4.0-litre turbo charged DOHC 24 valve in-line 6 engine

FPV has developed its 310kW F6 engine to deliver more power, more torque and improved engine efficiency.

Featuring a new strengthened piston and conrod assembly and a complete re-calibration, the new F6 310 is Ford Performance Vehicles' best in-line turbo six-cylinder package yet.

Maximum power has increased by a massive 40 kW to 310 kW at 5500 rpm and is matched by a peak torque of 565Nm at 1950-5200 rpm, (up 15Nm from the previous F6 270 engine).

To obtain this significant increase in performance, the inlet and exhaust systems have been re-designed and the camshaft timing revised.
Increased turbocharger boost pressure and a new, bigger intercooler also play a key role in delivering more power, more torque and improved performance feel.

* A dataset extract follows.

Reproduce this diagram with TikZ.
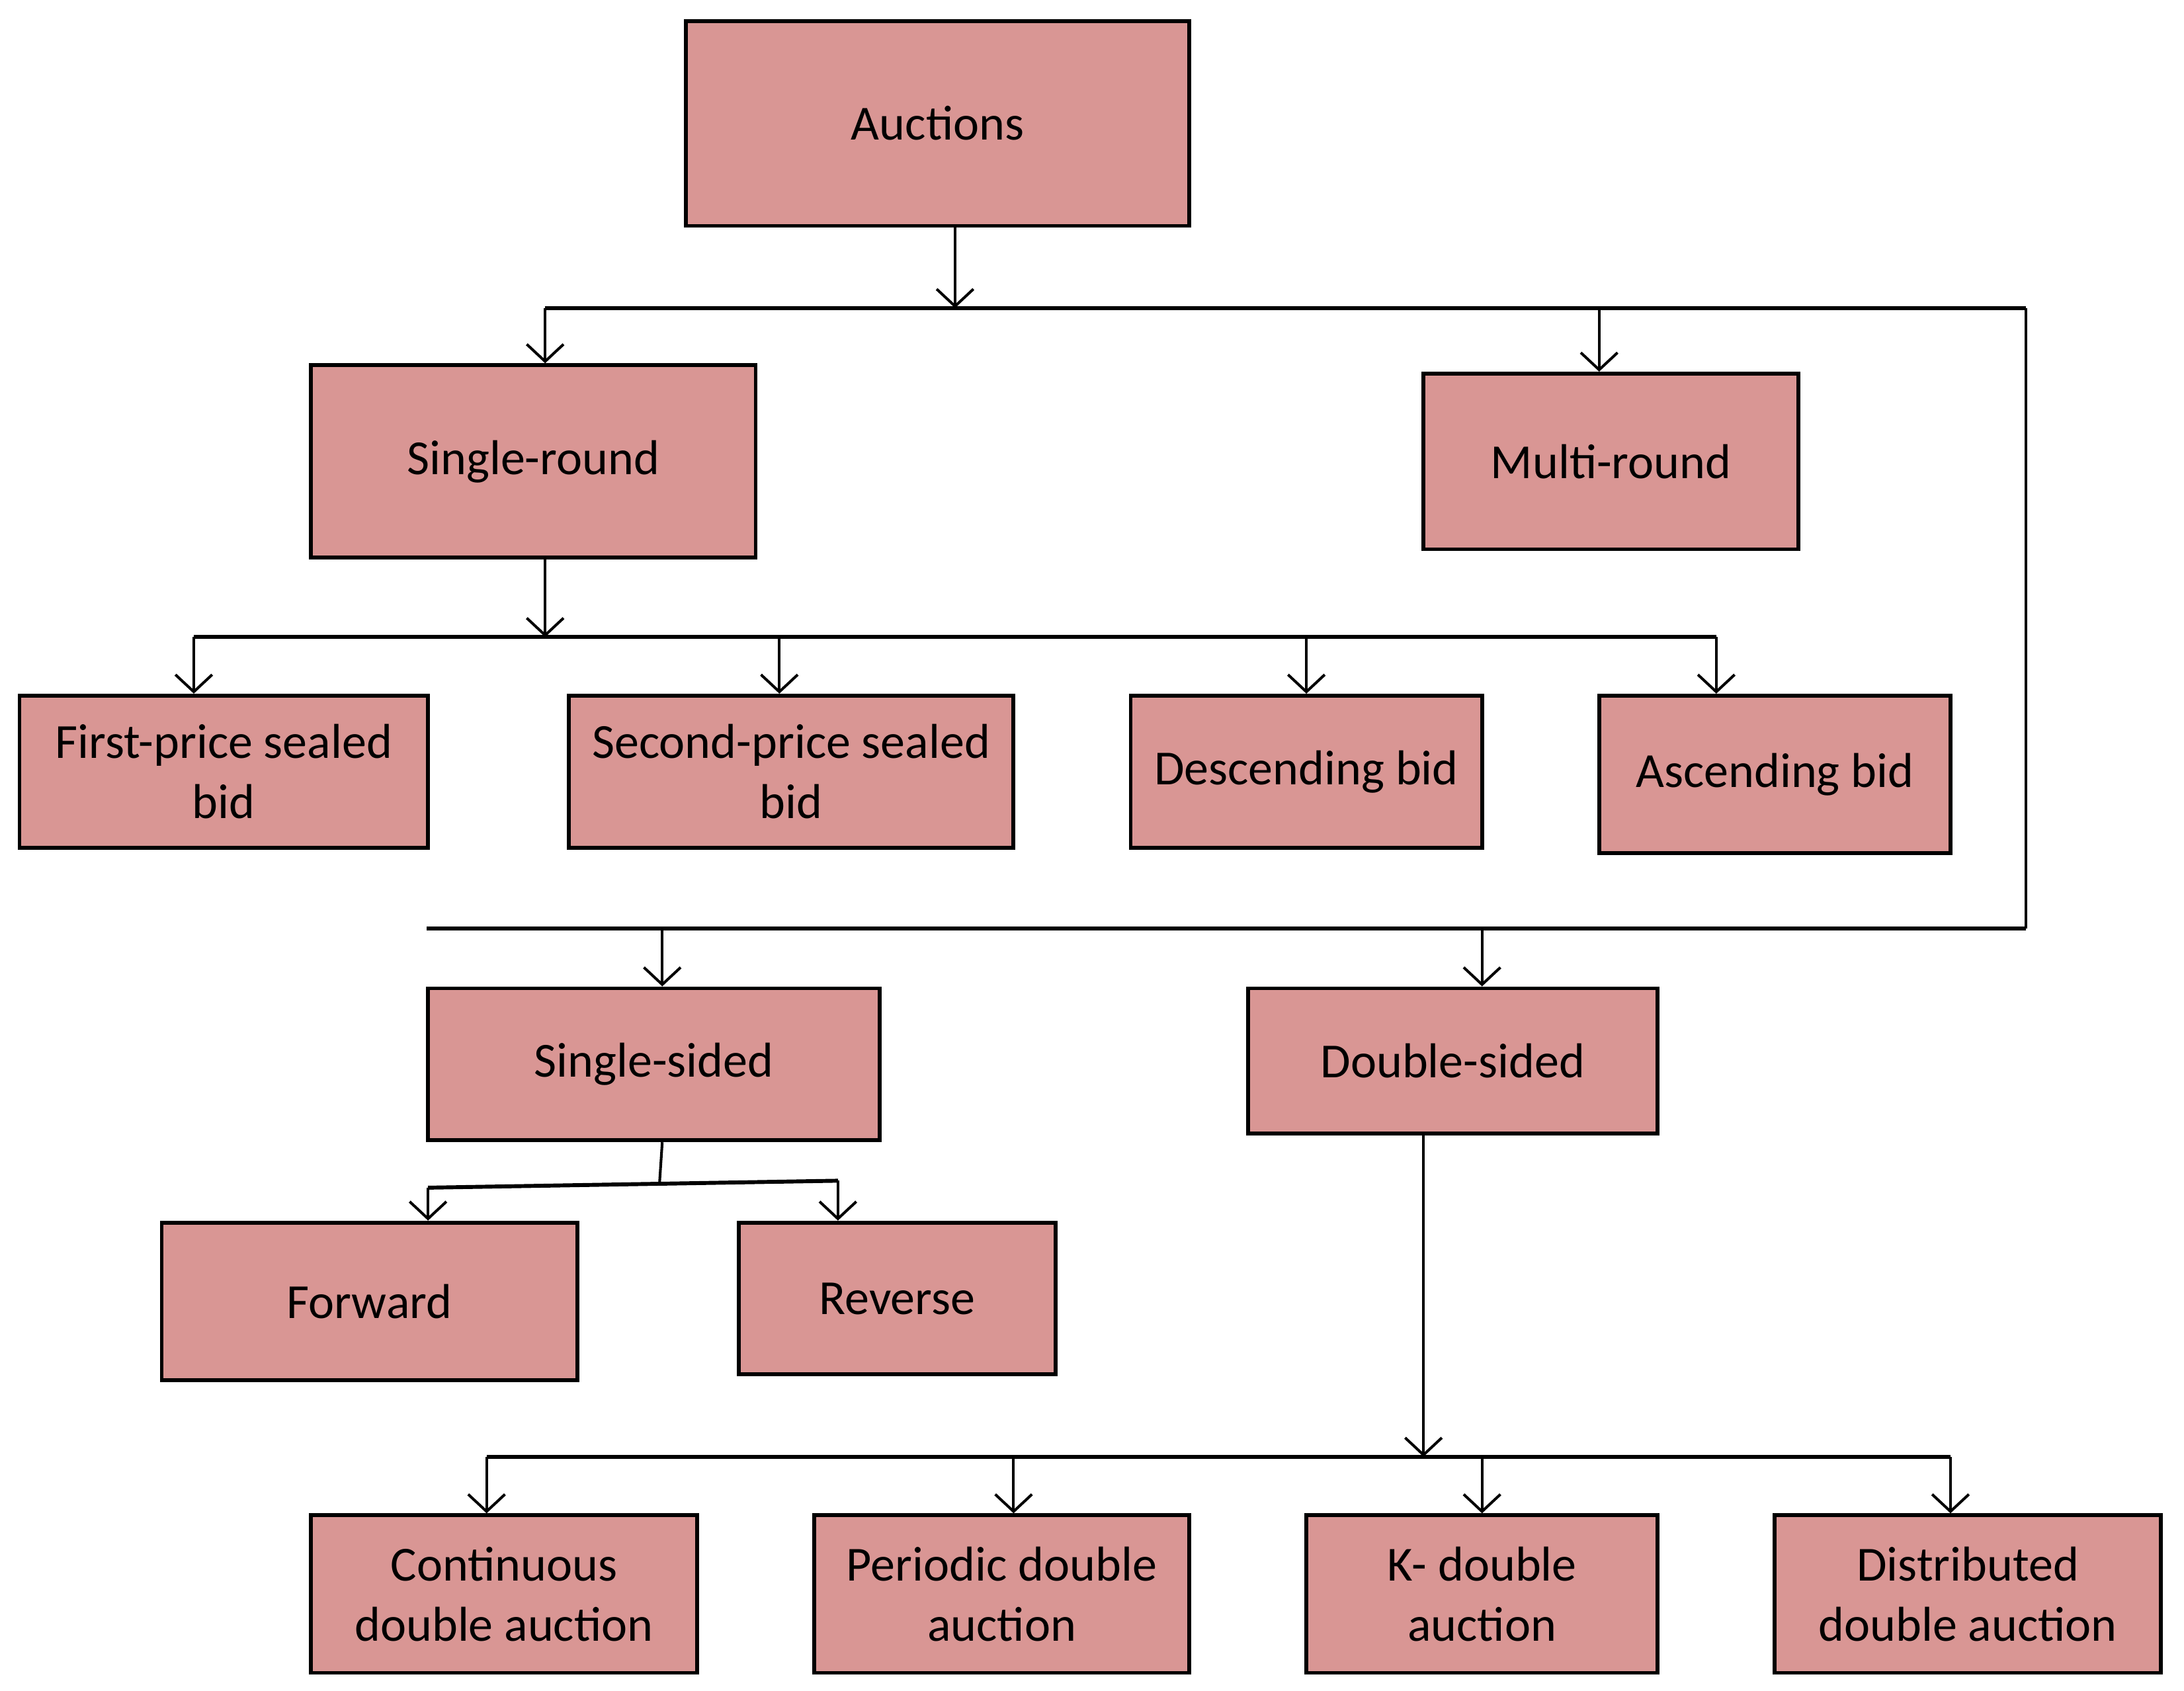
\documentclass[tikz,border=0pt]{standalone}
\usepackage{fontspec}
\setmainfont{Carlito}
\usetikzlibrary{arrows.meta}
\definecolor{boxred}{HTML}{D99694}
\begin{document}
\begin{tikzpicture}[x=0.02cm, y=-0.02cm,
    box/.style 2 args={draw, fill=boxred, line width=1.6pt, align=center, inner sep=0pt,
      font=\fontsize{20}{24.5}\selectfont, minimum width=#1*0.02cm, minimum height=#2*0.02cm},
    link/.style={line width=1.1pt},
    bus/.style={line width=1.6pt},
    arr/.style={line width=1.1pt, -{Straight Barb[length=7pt, width=15pt]}}]
      \useasboundingbox (0,0) rectangle (1566.5,1213);

      \node[box={361}{147}] (auc) at (672.5,88.5) {Auctions};
      \node[box={319}{138}] (sr) at (382.5,331) {Single-round};
      \node[box={269}{126}] (mr) at (1155.5,331) {Multi-round};
      \node[box={293}{109}] (fp) at (160.5,553.5) {First-price sealed\\bid};
      \node[box={319}{109}] (sp) at (567.5,553.5) {Second-price sealed\\bid};
      \node[box={252}{109}] (desc) at (937,553.5) {Descending bid};
      \node[box={252}{113}] (asc) at (1273,555.5) {Ascending bid};
      \node[box={324}{109}] (ss) at (469,763.5) {Single-sided};
      \node[box={294}{104}] (ds) at (1042,761) {Double-sided};
      \node[box={298}{113}] (fw) at (265,933.5) {Forward};
      \node[box={227}{109}] (rv) at (643.5,931.5) {Reverse};
      \node[box={277}{113}] (cda) at (361.5,1143.5) {Continuous\\double auction};
      \node[box={269}{113}] (pda) at (718.5,1143.5) {Periodic double\\auction};
      \node[box={252}{113}] (kda) at (1063,1143.5) {K- double\\auction};
      \node[box={277}{113}] (dda) at (1411.5,1143.5) {Distributed\\double auction};

      \coordinate (j1) at (685,221);
      \coordinate (b1l) at (391,221);
      \coordinate (b1m) at (1147,221);
      \coordinate (b1r) at (1453,221);
      \coordinate (j2) at (391,457);
      \coordinate (b2a) at (139,457);
      \coordinate (b2b) at (559,457);
      \coordinate (b2c) at (937,457);
      \coordinate (b2d) at (1231,457);
      \coordinate (b3r) at (1453,666);
      \coordinate (b3l) at (306,666);
      \coordinate (b3a) at (475,666);
      \coordinate (b3b) at (1063,666);
      \coordinate (j3) at (473,849.5);
      \coordinate (b4a) at (307,852);
      \coordinate (b4b) at (601,847);
      \coordinate (j4) at (1021,1045);
      \coordinate (b5a) at (349,1045);
      \coordinate (b5b) at (727,1045);
      \coordinate (b5c) at (1063,1045);
      \coordinate (b5d) at (1399,1045);

      \draw[arr] (j1 |- auc.south) -- (j1);
      \draw[bus] (b1l) -- (b1r);
      \draw[link] (b1r) -- (b3r);
      \draw[bus] (b3r) -- (b3l);
      \draw[arr] (b1l) -- (b1l |- sr.north);
      \draw[arr] (b1m) -- (b1m |- mr.north);

      \draw[arr] (j2 |- sr.south) -- (j2);
      \draw[bus] (b2a) -- (b2d);
      \draw[arr] (b2a) -- (b2a |- fp.north);
      \draw[arr] (b2b) -- (b2b |- sp.north);
      \draw[arr] (b2c) -- (b2c |- desc.north);
      \draw[arr] (b2d) -- (b2d |- asc.north);

      \draw[arr] (b3a) -- (b3a |- ss.north);
      \draw[arr] (b3b) -- (b3b |- ds.north);

      \draw[link] (475,0 |- ss.south) -- (j3);
      \draw[bus] (b4a) -- (b4b);
      \draw[arr] (b4a) -- (b4a |- fw.north);
      \draw[arr] (b4b) -- (b4b |- rv.north);

      \draw[arr] (j4 |- ds.south) -- (j4);
      \draw[bus] (b5a) -- (b5d);
      \draw[arr] (b5a) -- (b5a |- cda.north);
      \draw[arr] (b5b) -- (b5b |- pda.north);
      \draw[arr] (b5c) -- (b5c |- kda.north);
      \draw[arr] (b5d) -- (b5d |- dda.north);
    \end{tikzpicture}
\end{document}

The compression ratio has been reduced from 8.7:1 to 8.47:1 to allow optimum compromise between turbo boost and spark timing, resulting in improved overall engine efficiency and driveability.

A new, higher efficiency Garrett turbocharger ' developed specifically by FPV ' features a larger compressor wheel, different compressor housing and an upgraded wastegate specification.

Maximum turbocharger boost pressure has increased to 0.91 bar, or 13.3 psi.

The new larger intercooler reduces unnecessary losses in the intake and allows for a higher air intake pressure. Additionally, an improvement in heat rejection allows lower intake manifold air temperatures in all conditions.